● Records provided:

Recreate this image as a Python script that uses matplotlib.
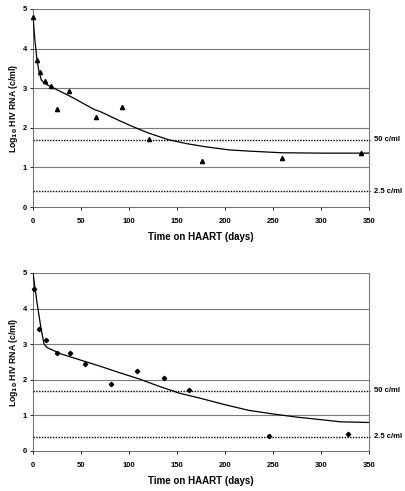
import matplotlib.pyplot as plt
import numpy as np

# ── Data ─────────────────────────────────────────────────────────────────────
# Patient 1 (triangles)
days_1 = [0, 4, 7, 12, 19, 25, 37, 66, 93, 121, 176, 259, 342]
rna_1 = [4.80, 3.72, 3.40, 3.18, 3.05, 2.47, 2.93, 2.28, 2.53, 1.71, 1.17, 1.25, 1.37]
fit_days_1 = [0, 2, 4, 6, 8.6, 12, 20, 40, 64, 70, 90, 104, 120, 141, 160, 180,
              205, 226, 259, 300, 350]
fit_rna_1 = [4.80, 4.20, 3.75, 3.45, 3.21, 3.12, 3.02, 2.78, 2.46, 2.41, 2.18,
             2.03, 1.87, 1.70, 1.60, 1.52, 1.44, 1.41, 1.37, 1.36, 1.36]

# Patient 2 (diamonds)
days_2 = [1.4, 6, 14, 25, 39, 54, 81, 108, 136, 163, 246, 328]
rna_2 = [4.56, 3.43, 3.11, 2.74, 2.75, 2.44, 1.88, 2.25, 2.04, 1.70, 0.41, 0.49]
fit_days_2 = [0, 4, 8, 11.5, 15, 30, 50, 70, 90, 111, 130, 153, 173, 200, 225,
              250, 275, 300, 320, 350]
fit_rna_2 = [5.00, 4.20, 3.50, 3.00, 2.90, 2.72, 2.55, 2.38, 2.20, 2.02, 1.83,
             1.62, 1.49, 1.30, 1.14, 1.04, 0.95, 0.88, 0.82, 0.80]

# detection limits
limit_values = [np.log10(50), np.log10(2.5)]
limit_labels = ['50 c/ml', '2.5 c/ml']

plt.rcParams['font.family'] = ['Liberation Sans', 'DejaVu Sans']
plt.rcParams['font.weight'] = 'bold'

fig = plt.figure(figsize=(4.06, 4.91), dpi=100)
ax_top = fig.add_axes([0.0813, 0.5784, 0.8276, 0.4033])
ax_bot = fig.add_axes([0.0813, 0.0815, 0.8276, 0.3625])


def draw_panel(ax, days, rna, fit_days, fit_rna, marker, msize):
    for yv in [1, 2, 3, 4, 5]:
        ax.axhline(yv, color='#7a7a7a', linewidth=0.8, zorder=1)
    for yv, lab in zip(limit_values, limit_labels):
        ax.plot([0, 351], [yv, yv], color='black', linestyle=(0, (1, 1)),
                linewidth=1.0, zorder=2, clip_on=False)
        ax.text(355, yv, lab, fontsize=5.5, fontweight='bold',
                va='center', ha='left')
    ax.plot(fit_days, fit_rna, color='black', linewidth=0.9, zorder=3)
    ax.plot(days, rna, linestyle='none', marker=marker, markersize=msize,
            color='black', zorder=4, clip_on=False)
    ax.set_xlim(0, 350)
    ax.set_ylim(0, 5)
    ax.set_xticks(np.arange(0, 351, 50))
    ax.set_yticks(np.arange(0, 6, 1))
    ax.tick_params(labelsize=5.5, length=2.5, width=0.6, direction='out', pad=2)
    ax.tick_params(axis='x', pad=5.5)
    for lab in ax.get_xticklabels() + ax.get_yticklabels():
        lab.set_fontweight('bold')
    ax.spines['top'].set_visible(False)
    ax.spines['right'].set_color('#7a7a7a')
    ax.spines['right'].set_linewidth(0.8)
    ax.spines['left'].set_color('#555555')
    ax.spines['left'].set_linewidth(0.6)
    ax.spines['bottom'].set_color('#555555')
    ax.spines['bottom'].set_linewidth(0.6)
    ax.set_xlabel('Time on HAART (days)', fontsize=7, fontweight='bold', labelpad=5)
    ax.set_ylabel(r'Log$_{\mathbf{10}}$ HIV RNA (c/ml)', fontsize=6.2,
                  fontweight='bold', labelpad=2)


draw_panel(ax_top, days_1, rna_1, fit_days_1, fit_rna_1, '^', 3)
draw_panel(ax_bot, days_2, rna_2, fit_days_2, fit_rna_2, 'D', 2.2)

fig.savefig('out.png', dpi=100)
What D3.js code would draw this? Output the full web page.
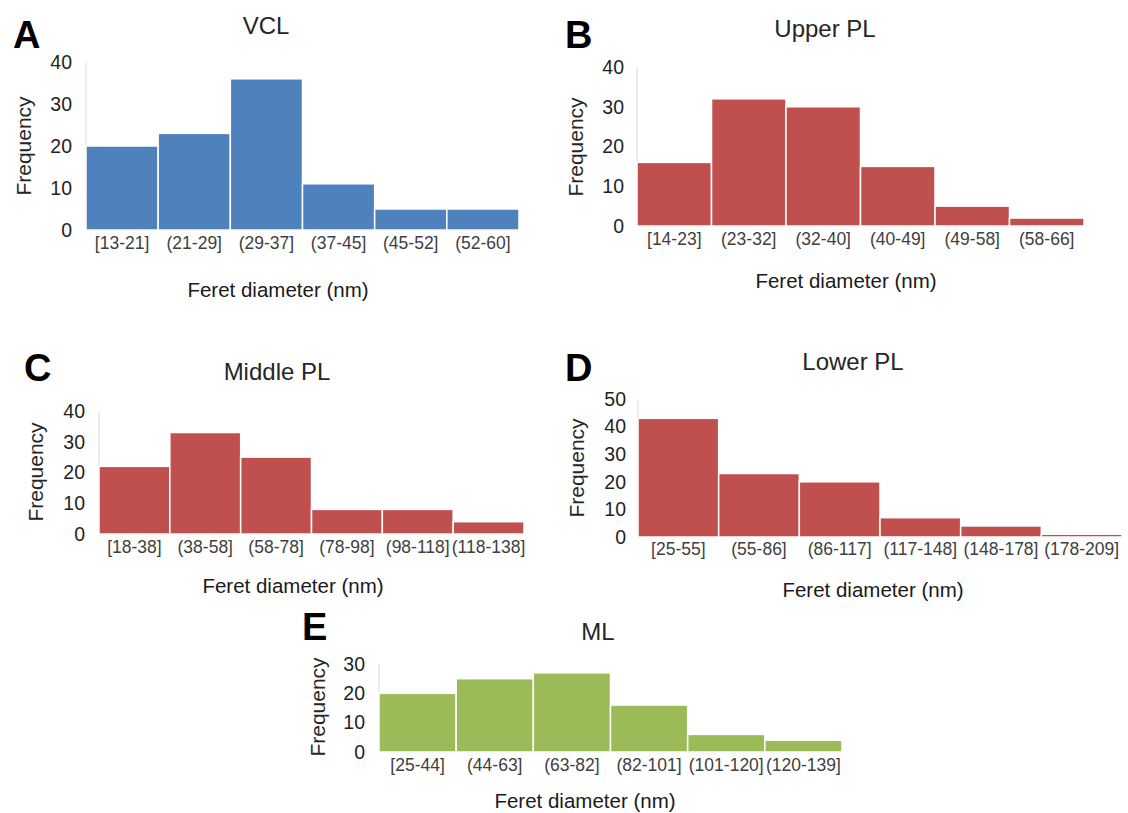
<!DOCTYPE html>
<html>
<head>
<meta charset="utf-8">
<script src="https://cdn.jsdelivr.net/npm/d3@7"></script>
<style>
    body { margin: 0; background: #fff; }
    #chart-area { width: 1128px; height: 813px; }
    text { font-family: Arial, "Liberation Sans", sans-serif; }
</style>
</head>
<body>
<div id="chart-area"></div>
<script>
// bins and counts for each panel
const vclBins = ["[13-21]", "(21-29]", "(29-37]", "(37-45]", "(45-52]", "(52-60]"];
const vclCounts = [20, 23, 36, 11, 5, 5];

const upperBins = ["[14-23]", "(23-32]", "(32-40]", "(40-49]", "(49-58]", "(58-66]"];
const upperCounts = [16, 32, 30, 15, 5, 2];

const middleBins = ["[18-38]", "(38-58]", "(58-78]", "(78-98]", "(98-118]", "(118-138]"];
const middleCounts = [22, 33, 25, 8, 8, 4];

const lowerBins = ["[25-55]", "(55-86]", "(86-117]", "(117-148]", "(148-178]", "(178-209]"];
const lowerCounts = [43, 23, 20, 7, 4, 1];

const mlBins = ["[25-44]", "(44-63]", "(63-82]", "(82-101]", "(101-120]", "(120-139]"];
const mlCounts = [20, 25, 27, 16, 6, 4];

const panelTitles = ["VCL", "Upper PL", "Middle PL", "Lower PL", "ML"];
const panelLetters = ["A", "B", "C", "D", "E"];
const yMaxes = [40, 40, 40, 50, 30];

const xTitle = "Feret diameter (nm)";
const yTitle = "Frequency";

class Histogram {
    constructor(svg, bins, counts, yMax, title, letter, layout, color) {
        this.svg = svg;
        this.bins = bins;
        this.counts = counts;
        this.yMax = yMax;
        this.title = title;
        this.letter = letter;
        this.layout = layout;
        this.color = color;

        this.renderChart();
    }

    renderChart() {
        let vis = this;
        let L = vis.layout;

        vis.g = vis.svg.append("g");

        vis.xScale = d3.scaleBand()
            .domain(vis.bins)
            .range([L.left, L.right])
            .padding(0);

        vis.yScale = d3.scaleLinear()
            .domain([0, vis.yMax])
            .range([L.bottom, L.top]);

        // light axis lines like the excel default
        vis.g.append("line")
            .attr("x1", L.left).attr("x2", L.left)
            .attr("y1", vis.yScale(vis.yMax)).attr("y2", vis.yScale(0))
            .style("stroke", "#d9d9d9")
            .style("stroke-width", 1);

        vis.g.append("line")
            .attr("x1", L.left).attr("x2", L.right)
            .attr("y1", vis.yScale(0)).attr("y2", vis.yScale(0))
            .style("stroke", "#d9d9d9")
            .style("stroke-width", 1);

        // bars
        vis.g.selectAll(".bar")
            .data(vis.counts)
            .enter()
            .append("rect")
            .attr("class", "bar")
            .attr("x", (d, i) => vis.xScale(vis.bins[i]))
            .attr("y", d => vis.yScale(d))
            .attr("width", vis.xScale.bandwidth())
            .attr("height", d => vis.yScale(0) - vis.yScale(d))
            .style("fill", vis.color)
            .style("stroke", "white")
            .style("stroke-width", "1.5px");

        // y axis (labels only)
        let yAxis = d3.axisLeft(vis.yScale)
            .tickValues(d3.range(0, vis.yMax + 1, 10))
            .tickSize(0)
            .tickPadding(L.left - L.yLabelX);

        vis.g.append("g")
            .attr("transform", `translate(${L.left}, 0)`)
            .call(yAxis)
            .call(g => g.select(".domain").remove())
            .selectAll("text")
            .style("font-family", "Arial, 'Liberation Sans', sans-serif")
            .style("font-size", "19.5px")
            .style("fill", "#1f1f1f");

        // x axis (bin labels)
        let xAxis = d3.axisBottom(vis.xScale)
            .tickSize(0)
            .tickPadding(L.xLabelY - L.bottom);

        vis.g.append("g")
            .attr("transform", `translate(0, ${L.bottom})`)
            .call(xAxis)
            .call(g => g.select(".domain").remove())
            .selectAll("text")
            .style("font-family", "Arial, 'Liberation Sans', sans-serif")
            .style("font-size", "17.5px")
            .style("fill", "#404040");

        // titles
        vis.g.append("text")
            .text(vis.title)
            .attr("x", L.titleX)
            .attr("y", L.titleY)
            .attr("text-anchor", "middle")
            .style("font-size", "24px")
            .style("fill", "#262626");

        vis.g.append("text")
            .text(vis.letter)
            .attr("x", L.letterX)
            .attr("y", L.letterY)
            .style("font-size", "38px")
            .style("font-weight", "bold")
            .style("fill", "#000");

        vis.g.append("text")
            .text(xTitle)
            .attr("x", L.xTitleX)
            .attr("y", L.xTitleY)
            .attr("text-anchor", "middle")
            .style("font-size", "20.5px")
            .style("fill", "#1a1a1a");

        vis.g.append("text")
            .text(yTitle)
            .attr("text-anchor", "middle")
            .attr("transform", `translate(${L.yTitleX}, ${L.yTitleY}) rotate(-90)`)
            .style("font-size", "21px")
            .style("fill", "#262626");
    }
}

// panel placement in the 1128x813 page
const layouts = [
    {left: 86, right: 519, top: 62, bottom: 230, yLabelX: 72, xLabelY: 237,
        titleX: 266, titleY: 34, letterX: 13, letterY: 48, xTitleX: 278, xTitleY: 297, yTitleX: 31, yTitleY: 146},
    {left: 637, right: 1084, top: 67, bottom: 226, yLabelX: 624, xLabelY: 233,
        titleX: 825, titleY: 37, letterX: 565, letterY: 48, xTitleX: 846, xTitleY: 288, yTitleX: 583, yTitleY: 147},
    {left: 99, right: 524, top: 411, bottom: 534, yLabelX: 85, xLabelY: 541,
        titleX: 277, titleY: 380, letterX: 24, letterY: 381, xTitleX: 293, xTitleY: 593, yTitleX: 43, yTitleY: 472},
    {left: 638, right: 1122, top: 399, bottom: 537, yLabelX: 626, xLabelY: 543,
        titleX: 853, titleY: 370, letterX: 565, letterY: 381, xTitleX: 873, xTitleY: 597, yTitleX: 584, yTitleY: 468},
    {left: 379, right: 842, top: 664, bottom: 752, yLabelX: 365, xLabelY: 759,
        titleX: 598, titleY: 640, letterX: 302, letterY: 640, xTitleX: 585, xTitleY: 808, yTitleX: 325, yTitleY: 707}
];

const colors = ["#4f81bd", "#c0504d", "#c0504d", "#c0504d", "#9bbb59"];
const allBins = [vclBins, upperBins, middleBins, lowerBins, mlBins];
const allCounts = [vclCounts, upperCounts, middleCounts, lowerCounts, mlCounts];

let svg = d3.select("#chart-area").append("svg")
    .attr("width", 1128)
    .attr("height", 813);

allBins.forEach((bins, i) => {
    new Histogram(svg, bins, allCounts[i], yMaxes[i], panelTitles[i], panelLetters[i], layouts[i], colors[i]);
});
</script>
</body>
</html>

● Objective: The lines from the start of the entries above through the one containing "import numpy as np" are to be retyped exactly, and no others. Pictures are left out.

● Response for this exercise:
Recreate this image as a Python script that uses matplotlib.
import matplotlib.pyplot as plt
import numpy as np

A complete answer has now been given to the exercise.